POSTED October 20, 2009 4:20 p.m.

Cloverland sixth graders recently had Ancient Egypt brought to their classrooms and were able to examine firsthand a few genuine ancient Egyptian artifacts during a presentation called “The Egyptian Afterlife.”

Konstantina Delfakis of the Ancient Artifacts company reported that the age of some of the commonly found artifacts she brought for the classroom presentations ranged in age from 2,800 to 4,000 years old. Students were able to handle the artifacts that included funerary objects and figurines of Egyptian gods made out of a type of glazed glass called Egyptian faience.

Part of the sixth grade standards curriculum includes the study of ancient cultures.

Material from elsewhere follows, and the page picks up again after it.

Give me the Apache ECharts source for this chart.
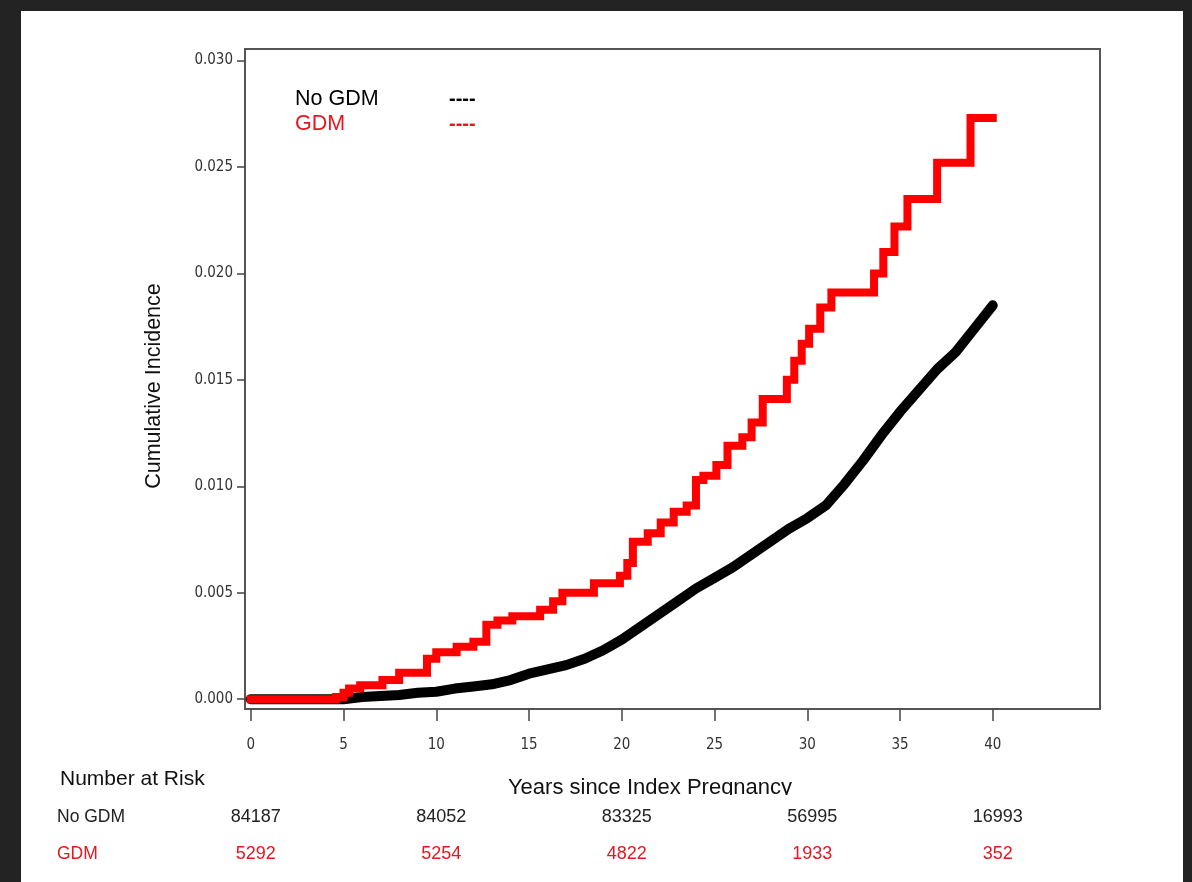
<!DOCTYPE html>
<html>
<head>
<meta charset="utf-8">
<title>Cumulative Incidence</title>
<script src="https://cdn.jsdelivr.net/npm/echarts@6/dist/echarts.min.js"></script>
<style>
  html, body { margin: 0; padding: 0; background: #fff; }
  #chart { width: 1192px; height: 882px; }
</style>
</head>
<body>
<div id="chart"></div>
<script>
"use strict";

// 坐标刻度
const xTicks = [0, 5, 10, 15, 20, 25, 30, 35, 40];
const yTicks = [0, 0.005, 0.010, 0.015, 0.020, 0.025, 0.030];

// No GDM 曲线 (years, cumulative incidence)
const noGdmYears = [0, 5, 6, 7, 8, 9, 10, 11, 12, 13, 14, 15, 16, 17, 18, 19, 20, 21, 22, 23,
  24, 25, 26, 27, 28, 29, 30, 31, 32, 33, 34, 35, 36, 37, 38, 39, 40];
const noGdmValues = [0, 0, 0.0001, 0.00015, 0.0002, 0.0003, 0.00035, 0.0005, 0.0006, 0.0007,
  0.0009, 0.0012, 0.0014, 0.0016, 0.0019, 0.0023, 0.0028, 0.0034, 0.0040, 0.0046,
  0.0052, 0.0057, 0.0062, 0.0068, 0.0074, 0.0080, 0.0085, 0.0091, 0.0101, 0.0112,
  0.0124, 0.0135, 0.0145, 0.0155, 0.0163, 0.0174, 0.0185];

// GDM 阶梯曲线
const gdmYears = [0, 4.6, 5.0, 5.3, 5.9, 7.1, 8.0, 9.5, 10.0, 11.1,
  12.0, 12.7, 13.3, 14.1, 15.6, 16.3, 16.8, 18.5, 19.9, 20.3,
  20.6, 21.4, 22.1, 22.8, 23.5, 24.0, 24.4, 25.1, 25.7, 26.5,
  27.0, 27.6, 28.9, 29.3, 29.7, 30.1, 30.7, 31.3, 33.6, 34.1,
  34.7, 35.4, 37.0, 38.8, 40.0];
const gdmValues = [0, 0.0001, 0.0003, 0.0005, 0.00066, 0.0009, 0.00124, 0.0019, 0.0022, 0.00246,
  0.0027, 0.0035, 0.0037, 0.0039, 0.0042, 0.0046, 0.0050, 0.00545, 0.0058, 0.0064,
  0.0074, 0.0078, 0.0083, 0.0088, 0.0091, 0.0103, 0.0105, 0.0110, 0.0119, 0.0123,
  0.0130, 0.0141, 0.0150, 0.0159, 0.0167, 0.0174, 0.0184, 0.0191, 0.0200, 0.0210,
  0.0222, 0.0235, 0.0252, 0.0273, 0.0273];

// Number at Risk 表
const riskYears = [0, 10, 20, 30, 40];
const riskNoGdm = [84187, 84052, 83325, 56995, 16993];
const riskGdm = [5292, 5254, 4822, 1933, 352];

const RED = '#ff0000';
const RED_TEXT = '#e8161e';
const SANS = '"Liberation Sans", Arial, sans-serif';
const NARROW = '"Liberation Sans Narrow", "DejaVu Sans Condensed", sans-serif';

const zip = (xs, ys) => xs.map((x, i) => [x, ys[i]]);

let chart = echarts.init(document.getElementById('chart'), null, { renderer: 'canvas' });

let option = {
  backgroundColor: '#fff',
  animation: false,
  grid: {
    show: true,
    left: 245,
    top: 49,
    right: 92,
    bottom: 173,
    borderColor: '#555',
    borderWidth: 2,
    backgroundColor: '#fff'
  },
  xAxis: {
    type: 'value',
    min: -0.31,
    max: 45.78,
    axisLine: { show: false, onZero: false },
    splitLine: { show: false },
    axisTick: {
      show: true,
      length: 12,
      customValues: xTicks,
      lineStyle: { color: '#444', width: 1.5 }
    },
    axisLabel: {
      customValues: xTicks,
      margin: 29,
      fontSize: 15,
      fontFamily: NARROW,
      color: '#333'
    }
  },
  yAxis: {
    type: 'value',
    min: -0.00046,
    max: 0.03054,
    name: 'Cumulative Incidence',
    nameLocation: 'middle',
    nameGap: 80,
    nameTextStyle: { fontSize: 21.5, fontFamily: SANS, color: '#111', padding: [0, 0, 0, -14] },
    axisLine: { show: false, onZero: false },
    splitLine: { show: false },
    axisTick: {
      show: true,
      length: 8,
      customValues: yTicks,
      lineStyle: { color: '#444', width: 1.5 }
    },
    axisLabel: {
      customValues: yTicks,
      margin: 12,
      fontSize: 15,
      fontFamily: NARROW,
      color: '#333',
      formatter: (v) => v.toFixed(3)
    }
  },
  series: [
    {
      name: 'No GDM',
      type: 'line',
      data: zip(noGdmYears, noGdmValues),
      symbol: 'none',
      lineStyle: { color: '#000', width: 10, cap: 'round', join: 'round' },
      z: 2
    },
    {
      name: 'GDM',
      type: 'line',
      step: 'end',
      data: zip(gdmYears, gdmValues),
      symbol: 'none',
      lineStyle: { color: RED, width: 8, cap: 'square', join: 'miter' },
      z: 3
    }
  ]
};

chart.setOption(option);

// 文字与风险表 (列位置由 x 轴换算)
let graphics = [
  { type: 'text', x: 295, y: 99, style: { text: 'No GDM', fill: '#000', font: '21.5px ' + SANS, verticalAlign: 'middle' } },
  { type: 'text', x: 295, y: 124, style: { text: 'GDM', fill: RED_TEXT, font: '21.5px ' + SANS, verticalAlign: 'middle' } },
  { type: 'text', x: 449, y: 99, style: { text: '----', fill: '#000', font: 'bold 20px ' + SANS, verticalAlign: 'middle' } },
  { type: 'text', x: 449, y: 124, style: { text: '----', fill: RED_TEXT, font: 'bold 20px ' + SANS, verticalAlign: 'middle' } },
  { type: 'text', x: 650, y: 788, style: { text: 'Years since Index Pregnancy', fill: '#111', font: '22px ' + SANS, align: 'center', verticalAlign: 'middle' } },
  // 原图标题下沿被裁掉
  { type: 'rect', shape: { x: 480, y: 795, width: 340, height: 10 }, style: { fill: '#fff' }, z: 10 },
  { type: 'text', x: 60, y: 779, style: { text: 'Number at Risk', fill: '#111', font: '21px ' + SANS, verticalAlign: 'middle' } },
  { type: 'text', x: 57, y: 817, style: { text: 'No GDM', fill: '#222', font: '17.5px ' + SANS, verticalAlign: 'middle' } },
  { type: 'text', x: 57, y: 854, style: { text: 'GDM', fill: RED_TEXT, font: '17.5px ' + SANS, verticalAlign: 'middle' } },
  // 外框暗边
  { type: 'rect', shape: { x: 0, y: 0, width: 1192, height: 11 }, style: { fill: '#232323' }, z: 20 },
  { type: 'rect', shape: { x: 0, y: 0, width: 21, height: 882 }, style: { fill: '#232323' }, z: 20 },
  { type: 'rect', shape: { x: 1183, y: 0, width: 9, height: 882 }, style: { fill: '#232323' }, z: 20 }
];

riskYears.forEach((yr, i) => {
  let px = chart.convertToPixel({ gridIndex: 0 }, [yr, 0])[0];
  graphics.push({ type: 'text', x: px + 5, y: 817, style: { text: String(riskNoGdm[i]), fill: '#222', font: '18px ' + SANS, align: 'center', verticalAlign: 'middle' } });
  graphics.push({ type: 'text', x: px + 5, y: 854, style: { text: String(riskGdm[i]), fill: RED_TEXT, font: '18px ' + SANS, align: 'center', verticalAlign: 'middle' } });
});

chart.setOption({ graphic: graphics });
</script>
</body>
</html>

Delfakis infused humor and interactive storytelling into her 60-minute presentation to the students about the culture of the ancient Egyptian afterlife. She explained that the ancient Egyptians believed that the afterlife was like the current life and that when people died, their bodies were preserved through mummification because it was believed they would need them and they were entombed with objects, items, and even servants that they would “need” to live in the afterlife.

One aspect of the presentation had the students pretend that they were part of the ancient Egyptian culture and that their own teacher was going into the afterlife. She asked them what sorts of items would need to go into their teacher’s tomb to live in the afterlife. Students made suggestions like a computer, pencils and paper, and several other teaching-related items, even a car to get to work. This helped the students better understand what the ancient Egyptians believed.

Cloverland sixth grade teacher Lori Guyll explained that the presentation used the genuine artifacts and Egyptian mythology to demonstrate the perception of life and death held by the ancient Egyptians. She also said that this hands-on enrichment program helped the students appreciate the ancient Egyptians’ outlook on natural phenomena, art, architecture, monotheism (one god) versus polytheism (many gods), as well as the role of women in society.